On the eve of travelling to Berlin, I received an e-mail from France Suerich-Gulick. She was inviting me to an exhibition of her mother’s work that she was organizing. Hannelore Storm was a well-known Montreal artist and professor of lithography at UQAM.  Born in Germany, she escaped as a young girl with her family from East Germany and they eventually settled in Montreal. She died in 2004.  After a printmaking event in Québec City in 1988, Hannelore and I became very close. We shared art and food and conversation and many expeditions to her cottage. Hannelore was mentor, mother, sister and friend. Rote Grütze, I remember now. She taught me how to pick berries – a yogourt pot tied with a string around our necks and how to make rote grütze. With Hannelore, I loved not just being in the lake, I learned to be the lake. She loved the work of Kathe Kollwitz and Max Beckman and lived with her struggle to accommodate the horror of WWII. In the invitation to the exhibition, France has included some of Hannelore’s thoughts on art and life. I include them here.    

Throughout my life and work as an artist a guiding thread has been the struggle to see a kind of order through chaos and destruction. As an adolescent, I told myself that I had to learn to see beauty in what was crippled inside of me. 2001 

As a child, I sought the interior beauty of things, all that could transcend the basic notion of survival. When I draw someone, I feel that I know him better. 1987

On her work: “Diagrams of emotional states and events that are part of human experience [:] war and peace, darkness and light, life, sickness and death. Some of these would like to be diagrams of healing, starting from a situation of chaos to arrive at a state of fragile balance. 1996

I am not happy without confronting and layering opposing viewpoints – running three tapes at once – otherwise, I feel that I don’t come close to the truth or how I feel about it…Things are not what they seem. 1996

I left the Kathe Kollwitz museum with very mixed feelings. It is privately owned and feels oddly out of step with the work.  Everything museal gets in the way and I found myself constantly putting aside my dislike of the space, the inadequate lighting and the poor presentation of the accompanying documentation. But what does come through for me is the fierceness of motherhood. We are here on this earth living our lives, and we have no idea why or how we got here; generations after generations of us birthing and dieing. But each of us entered through a woman – a woman who shared her body, desired or not.  A tiny indentation on the surface of earth, a fold in matter that held, fed and comforted us: a food body, a comfort body and a molding body – a sometimes suffocatingly tight, rage-body of parasite and host. The Rape, image of a peasant woman left abused, broken and prone on the ground with a small child peering over a fence stood out for me. Perhaps life on this earth is a constant struggle for balance between host and parasite. I keep hearing in my head, La terre est notre mère, mais qui la tue? The earth is our mother, but who kills her?  Both women and the peasant continue to be on the bottom rung of this economically driven world. Will there be enough earth and peasant skills left to feed us? If care were an allegory she would look pretty abused today.
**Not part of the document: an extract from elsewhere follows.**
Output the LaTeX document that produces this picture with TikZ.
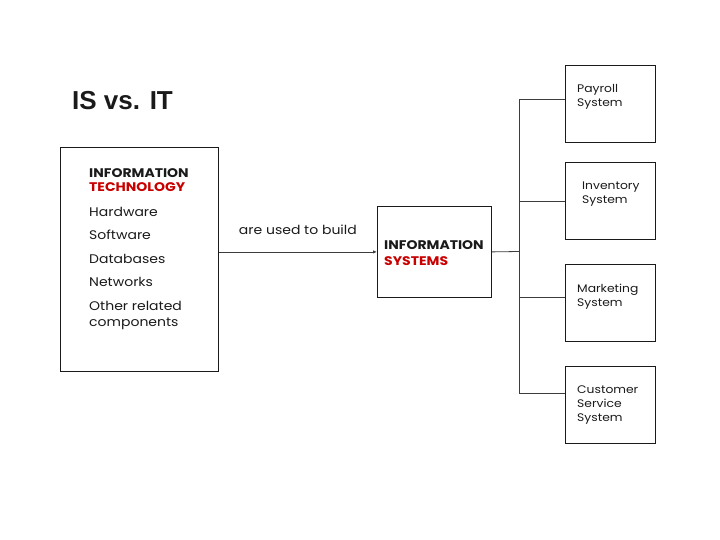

I am always looking for signs. Half superstitious, half disbelieving, I look for meaning. Is the universe listening? There is a photo of my mother. She is about sixteen. She stands alone and looks straight out at who ever is photographing her. But what catches my eye or the ‘punctum’ as Barthes would call it, is outside of the photo. It is something my mother has written in the white space under the photo. I presume she wrote it and I presume it is a name either she calls herself or is her nickname at the time: ‘Mort,’  short for Mortley, her last name. She studied French in High School, she wrote about me in French in her journal. She must have known.

Kathe Kollwitz used her son as a model for a dead soldier. He died in the first world war, scarcely days after first volunteering. The uselessness of his death horrified her and she responded to the call for young men to join the army, with a verse from Goethe, ‘the seed corn should not be milled.’ His death followed her for the rest of her life.

There are some emptinesses that cannot be forgotten, filled or ever resolved. This is an unavoidable part of who I am.  If I am here writing this, it is to give some form to the Mother mold inside and outside of me: a moment in passing, to stop, but not to dwell. There is no way for me to predict the results of colliding  protons and if we did know, we would not be doing it. Death usually drives some banal standard model and more often comes when you least expect it. Both life and death are mysteries that will take more than a collider to examine.